A long term presence of 60,000 troops provokes the Iraqis, inflames the situation and gives the United States leverage over Iraqi policy - contrary to the wishes of most Iraqis.

If the United States were to decide that reducing provocations and calming rather than inflaming the situation were more important than maintaining anti-democratic leverage over Iraqi policy then the would announce a withdrawal on short order.

Unfortunately, the United States has not and will not decide that.

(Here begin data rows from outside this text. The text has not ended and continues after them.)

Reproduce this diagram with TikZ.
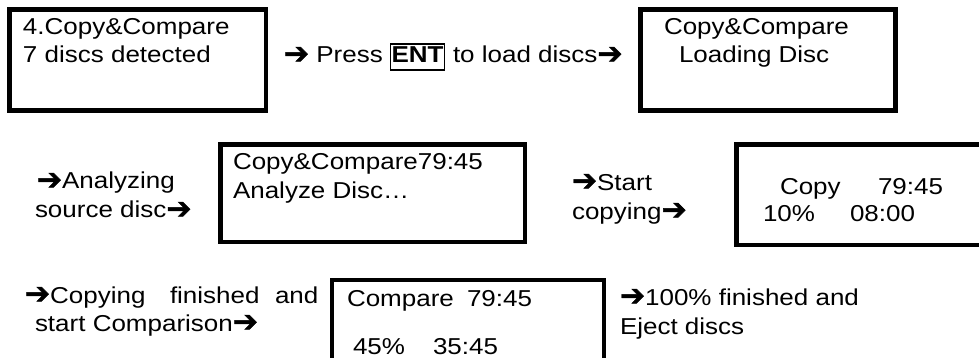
\documentclass[tikz,border=0pt]{standalone}
\usepackage{fontspec}
\setmainfont{Liberation Sans}[FakeStretch=1.13]
\newfontfamily\arrfont{DejaVu Sans}[FakeBold=1.5]
\newcommand{\harr}{{\arrfont\fontsize{30}{30}\selectfont\raisebox{-0.6pt}{➔}}}
\begin{document}
\begin{tikzpicture}[x=1pt,y=-1pt,
  every node/.style={inner sep=0pt, outer sep=0pt, font=\fontsize{23}{28}\selectfont},
  lcd/.style={draw, line width=4.5pt, anchor=north west},
  txt/.style={anchor=base west},
  keybox/.style={draw, line width=1.4pt, anchor=base, inner sep=1pt, text height=18pt, text depth=6pt, font=\fontsize{23}{28}\selectfont\bfseries}]
\useasboundingbox (0,0) rectangle (979,358);
\clip (0,0) rectangle (979,358);
% LCD boxes
\node[lcd, minimum width=256.5pt, minimum height=101pt] (b1) at (9.5,9.5) {};
\node[lcd, minimum width=255pt, minimum height=101pt] (b2) at (640.7,9.5) {};
\node[lcd, minimum width=304.3pt, minimum height=97.5pt] (b3) at (220.7,144.5) {};
\node[lcd, minimum width=260pt, minimum height=100.5pt] (b4) at (736.5,144.5) {};
\node[lcd, minimum width=272pt, minimum height=95pt] (b5) at (332,280) {};
% row 1
\node[txt] (t1a) at (23,35) {4.Copy\&Compare};
\node[txt] (t1b) at (23,63) {7 discs detected};
\node[txt] (p1) at (284,63) {\harr\ Press};
\node[keybox] (ent) at (417.5,63) {ENT};
\node[txt] (p2) at (453,63) {to load discs\harr};
\node[txt] (t2a) at (664,35) {Copy\&Compare};
\node[txt] (t2b) at (679,63) {Loading Disc};
% row 2
\node[txt] (s1a) at (37,189) {\harr Analyzing};
\node[txt] (s1b) at (35,218) {source disc\harr};
\node[txt] (t3a) at (233,170) {Copy\&Compare79:45};
\node[txt] (t3b) at (233,198) {Analyze Disc…};
\node[txt] (s2a) at (572,190) {\harr Start};
\node[txt] (s2b) at (572,219) {copying\harr};
\node[txt] (t4a) at (780,194) {Copy};
\node[txt] (t4b) at (878,194) {79:45};
\node[txt] (t4c) at (763,222) {10\%};
\node[txt] (t4d) at (850,222) {08:00};
% row 3
\node[txt] (s3a) at (25,303) {\harr Copying};
\node[txt] (s3b) at (170,303) {finished};
\node[txt] (s3c) at (275,303) {and};
\node[txt] (s3d) at (35,331) {start Comparison\harr};
\node[txt] (t5a) at (347,306) {Compare};
\node[txt] (t5b) at (467,306) {79:45};
\node[txt] (t5c) at (353,354) {45\%};
\node[txt] (t5d) at (433,354) {35:45};
\node[txt] (s4a) at (620,305) {\harr 100\% finished and};
\node[txt] (s4b) at (620,334) {Eject discs};
\end{tikzpicture}
\end{document}
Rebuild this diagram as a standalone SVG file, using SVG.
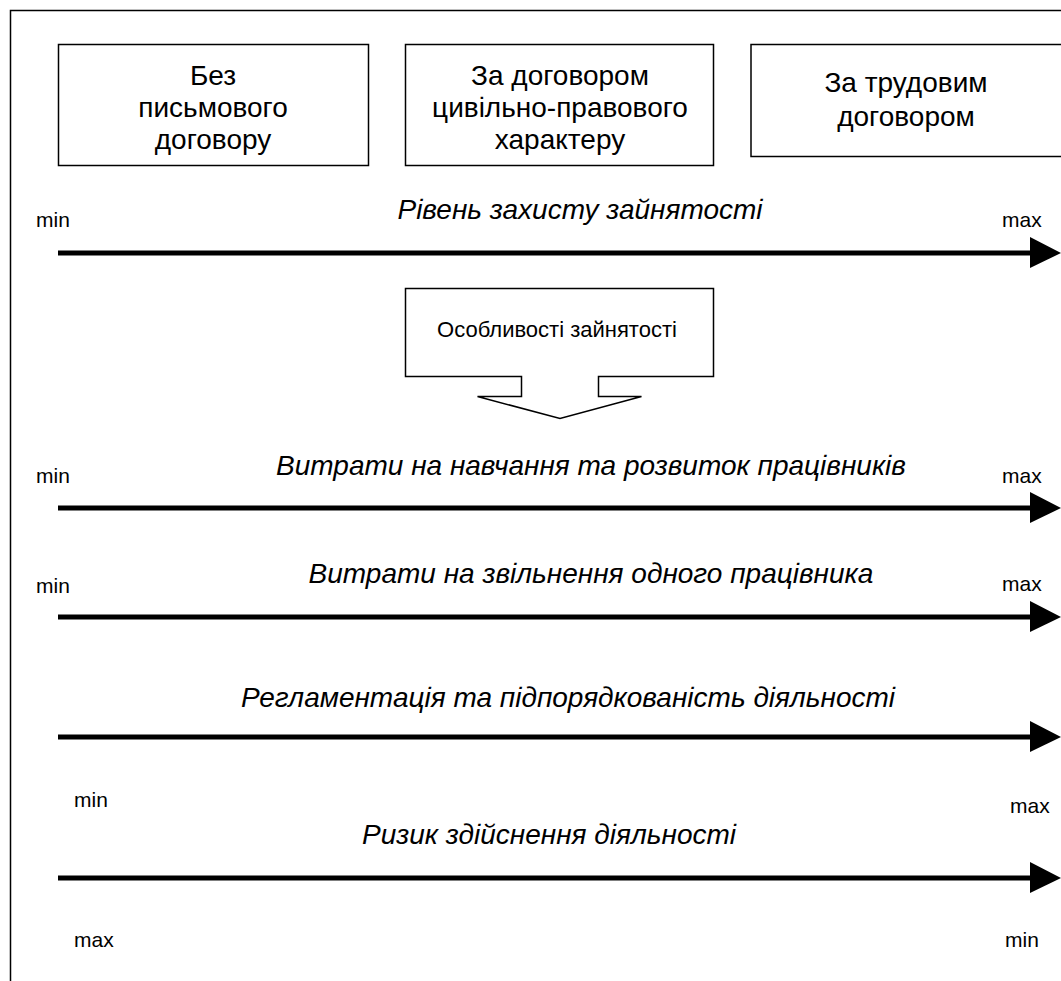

Maybe the next US president will be able to negotiate a post-Hussein Middle East order that includes an Iraq outside of the US sphere of influence and an ascendent Iran. There is no long term way to prevent that, and it is better to accomplish it quickly through negotiation rather than slowly and painfully through a war of attrition.

 
At 3:33 PM, Blogger Steve said...

I think what people are ignoring is the "We lost" option. Staying with current troops is not going to work. Adding troops is not possible without a draft that Americans will never support. Phased withdrawal will never work, as any area that has troops pull out will quickly be overrun by insurgents. Immediate withdrawal is not so much an option as an inevitability. I think that they should at least attempt a phased withdrawal, but my guess is that we will just need to pull out our troops and let things play out. Anyone calling for more troops should be getting their butts over to the Recruiting office or support Rangel's call for a draft.

 
At 4:20 PM, Blogger Ron said...

I saw the exit from Saigon (on TV like everyone else--TV could report things then) I saw them kicking the Vietnamise off the heliocopters as the last Americans were getting their A's out of there, as the NVA was entering the city.
If those guys don't get there A's out of Iraq PDQ, it could be one of the most spectacular (and tragic) fiascos in all of America's history, including the battle of the Little Bighorn.

Well I don't know anything but it seems to me...

 
At 5:43 PM, Blogger Jaraparilla said...

When you think about it, it is quite remarkable that anyone in Vietnam still has benign feelings towards the USA. It is a pity that Bush did not visit the American War Museum in Saigon, which shows many horrifically graphic images, artefacts and other proof of US atrocities during the Vietnam War (the Vitenamese call it the "American War", which is probably more fitting). Some of the images from the museum which will stay in my memory include young US soldiers grinning stupidly at the camera while holding up bleeding scalps, while decapitated bodies lie around them.

As Ron Suskind pointed out, Bush loves being closely involved with the macho decision-making, but never has to confront the stark consequences of his decisions.